Corporate Blogging
So who needs a blog anyway? And just exactly what IS a blog? Blog - short for Web Log is an online journal. Nothing more exotic than that.
If you wrote your youthful secrets to someone called Dear Diary, you pretty much get the concept. Advances in technology now allow youthful (and not-so-youthful) authors to publish their thoughts on the web. Just like those scruffy little diaries that we hid under our beds, some blogs are filled with meaningful insights and flowing prose, and some are, well... not.
Blogs started a few years ago primarily as online personal diaries. Many of them contained what most of us would consider way too much information about the author's personal life. As the concept caught on however, businesses began to see the benefits, and new corporate blogs are now popping up every day.
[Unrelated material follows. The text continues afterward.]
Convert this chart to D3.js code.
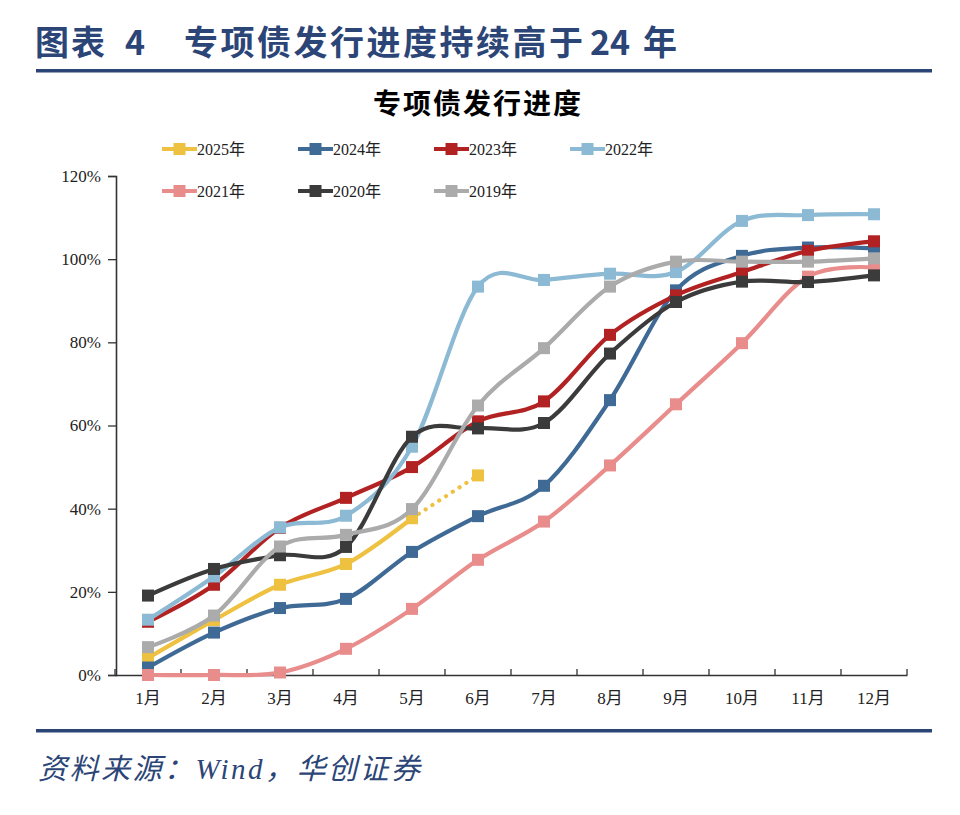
<!DOCTYPE html>
<html>
<head>
<meta charset="utf-8">
<script src="https://cdn.jsdelivr.net/npm/d3@7"></script>
<style>
  body { margin: 0; background: #fff; }
  svg { display: block; }
</style>
</head>
<body>
<div id="chart"></div>
<script>
// data (percent)
const months = ["1月", "2月", "3月", "4月", "5月", "6月", "7月", "8月", "9月", "10月", "11月", "12月"];
const yTicks = [0, 20, 40, 60, 80, 100, 120];
const seriesNames = ["2025年", "2024年", "2023年", "2022年", "2021年", "2020年", "2019年"];
const s2025 = [4.1, 13.2, 21.7, 26.7, 37.7, 48.0];
const s2024 = [1.8, 10.2, 16.1, 18.3, 29.6, 38.2, 45.5, 66.1, 92.5, 100.8, 102.8, 102.6];
const s2023 = [12.8, 21.7, 35.4, 42.6, 50.0, 61.0, 65.8, 81.8, 91.3, 96.9, 102.0, 104.3];
const s2022 = [13.3, 23.7, 35.5, 38.3, 54.9, 93.4, 95.0, 96.5, 96.9, 109.2, 110.6, 110.8];
const s2021 = [0, 0, 0.6, 6.3, 15.9, 27.7, 36.9, 50.4, 65.1, 79.8, 95.8, 98.0];
const s2020 = [19.1, 25.5, 28.8, 30.8, 57.3, 59.3, 60.6, 77.3, 89.7, 94.6, 94.5, 96.1];
const s2019 = [6.7, 14.3, 30.9, 33.7, 39.9, 64.8, 78.6, 93.4, 99.4, 99.4, 99.4, 100.2];
const colors = ["#EEC141", "#3F6A95", "#B22222", "#8CB9D3", "#E98C8C", "#3B3B3B", "#ABABAB"];

const allSeries = [s2025, s2024, s2023, s2022, s2021, s2020, s2019];

const W = 960, H = 815;
const svg = d3.select("#chart").append("svg")
  .attr("width", W)
  .attr("height", H);

const navy = "#2C4577";
const cjk = "'Noto Sans CJK SC', sans-serif";
const serif = "'Liberation Serif', 'Noto Sans CJK SC', serif";

// header
const head = svg.append("g")
  .attr("fill", navy)
  .style("font-family", cjk)
  .style("font-weight", "bold")
  .style("font-size", "34px");
head.append("text").attr("x", 35).attr("y", 55).style("letter-spacing", "2px").text("图表");
head.append("text").attr("x", 125).attr("y", 55).text("4");
head.append("text").attr("x", 184).attr("y", 55).style("letter-spacing", "2.5px").text("专项债发行进度持续高于");
head.append("text").attr("x", 590).attr("y", 55).text("24");
head.append("text").attr("x", 643).attr("y", 55).text("年");

svg.append("rect")
  .attr("x", 36).attr("y", 69)
  .attr("width", 896).attr("height", 3.5)
  .attr("fill", navy);

svg.append("text")
  .attr("x", 478).attr("y", 114)
  .attr("text-anchor", "middle")
  .style("font-family", cjk)
  .style("font-weight", "bold")
  .style("font-size", "28px")
  .style("letter-spacing", "2px")
  .text("专项债发行进度");

// scales
const x = d3.scaleBand().domain(months).range([115, 907]);
const y = d3.scaleLinear().domain([0, 120]).range([675, 176]);
const cx = d => x(d) + x.bandwidth() / 2;

// axes
const xAxis = svg.append("g")
  .attr("transform", "translate(0,675)")
  .call(d3.axisBottom(x).tickSize(0).tickPadding(17));
xAxis.select(".domain").attr("stroke", "#333").attr("stroke-width", 1.6);
xAxis.selectAll("text")
  .style("font-family", serif)
  .style("font-size", "17px")
  .attr("fill", "#222");
// tick marks between categories, pointing up
const bounds = months.map(m => x(m) + x.bandwidth()).concat([x(months[0])]);
xAxis.selectAll("line.bt")
  .data(bounds)
  .join("line")
  .attr("class", "bt")
  .attr("x1", d => d).attr("x2", d => d)
  .attr("y1", 0).attr("y2", -6)
  .attr("stroke", "#333").attr("stroke-width", 1.3);

const yAxis = svg.append("g")
  .attr("transform", "translate(116,0)")
  .call(d3.axisLeft(y).tickValues(yTicks).tickFormat(d => d + "%").tickSize(8).tickPadding(7));
yAxis.select(".domain").attr("stroke", "#333").attr("stroke-width", 1.6);
yAxis.selectAll(".tick line").attr("stroke", "#333").attr("stroke-width", 1.3);
yAxis.selectAll("text")
  .style("font-family", serif)
  .style("font-size", "17px")
  .attr("fill", "#222");

// lines
const line = d3.line()
  .x(d => cx(d.m))
  .y(d => y(d.v))
  .curve(d3.curveCatmullRom.alpha(0));

const plot = svg.append("g");
allSeries.forEach((vals, i) => {
  const pts = vals.map((v, j) => ({ m: months[j], v: v }));
  const solid = i === 0 ? pts.slice(0, 5) : pts;
  const g = plot.append("g");
  g.append("path")
    .datum(solid)
    .attr("d", line)
    .attr("fill", "none")
    .attr("stroke", colors[i])
    .attr("stroke-width", 4.2)
    .attr("stroke-linejoin", "round");
  if (i === 0) {
    g.append("path")
      .datum(pts.slice(4))
      .attr("d", d3.line().x(d => cx(d.m)).y(d => y(d.v)))
      .attr("fill", "none")
      .attr("stroke", colors[i])
      .attr("stroke-width", 4.2)
      .attr("stroke-linecap", "round")
      .attr("stroke-dasharray", "0.1,8");
  }
  g.selectAll("rect")
    .data(pts)
    .join("rect")
    .attr("x", d => cx(d.m) - 6)
    .attr("y", d => y(d.v) - 6)
    .attr("width", 12)
    .attr("height", 12)
    .attr("fill", colors[i]);
});

// legend
const legend = svg.append("g");
seriesNames.forEach((name, i) => {
  const col = i % 4, row = Math.floor(i / 4);
  const lx = 162 + col * 136, ly = 149 + row * 42;
  legend.append("line")
    .attr("x1", lx).attr("x2", lx + 35)
    .attr("y1", ly).attr("y2", ly)
    .attr("stroke", colors[i]).attr("stroke-width", 4.2);
  legend.append("rect")
    .attr("x", lx + 17.5 - 6).attr("y", ly - 6)
    .attr("width", 12).attr("height", 12)
    .attr("fill", colors[i]);
  legend.append("text")
    .attr("x", lx + 35).attr("y", ly + 6)
    .style("font-family", serif)
    .style("font-size", "16px")
    .attr("fill", "#222")
    .text(name);
});

// footer
svg.append("rect")
  .attr("x", 36).attr("y", 729)
  .attr("width", 896).attr("height", 3.5)
  .attr("fill", navy);

svg.append("text")
  .attr("x", 38).attr("y", 779)
  .attr("fill", navy)
  .style("font-family", serif)
  .style("font-style", "italic")
  .style("font-size", "29px")
  .style("letter-spacing", "2.5px")
  .text("资料来源：Wind，华创证券");
</script>
</body>
</html>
The best business blogs offer brief but worthwhile articles, tips, and links, along with a few insights into the humans behind the logo. They are informal business conversations with the reader. If the reader enjoys the conversation, they'll come back for more.
Business blogs are a growing trend, as reported in a recent article in the Charlotte Observer: The Corporate Blogger.
Mary Jacobs writes - If you can't beat 'em, hire 'em.
That emerging marketing strategy is creating a new career: corporate bloggers.
At times, individuals who run online journals known as blogs -- or Web logs -- have been a thorn in the side of big companies, generating bad buzz about products and airing unhappy customers' complaints to a wider audience.
But some companies are taking a different approach, hiring corporate bloggers to get their messages out to the blogosphere.
"Given the changes barreling down upon us, blogs are not a business elective," decreed a recent BusinessWeek article. "They're a prerequisite.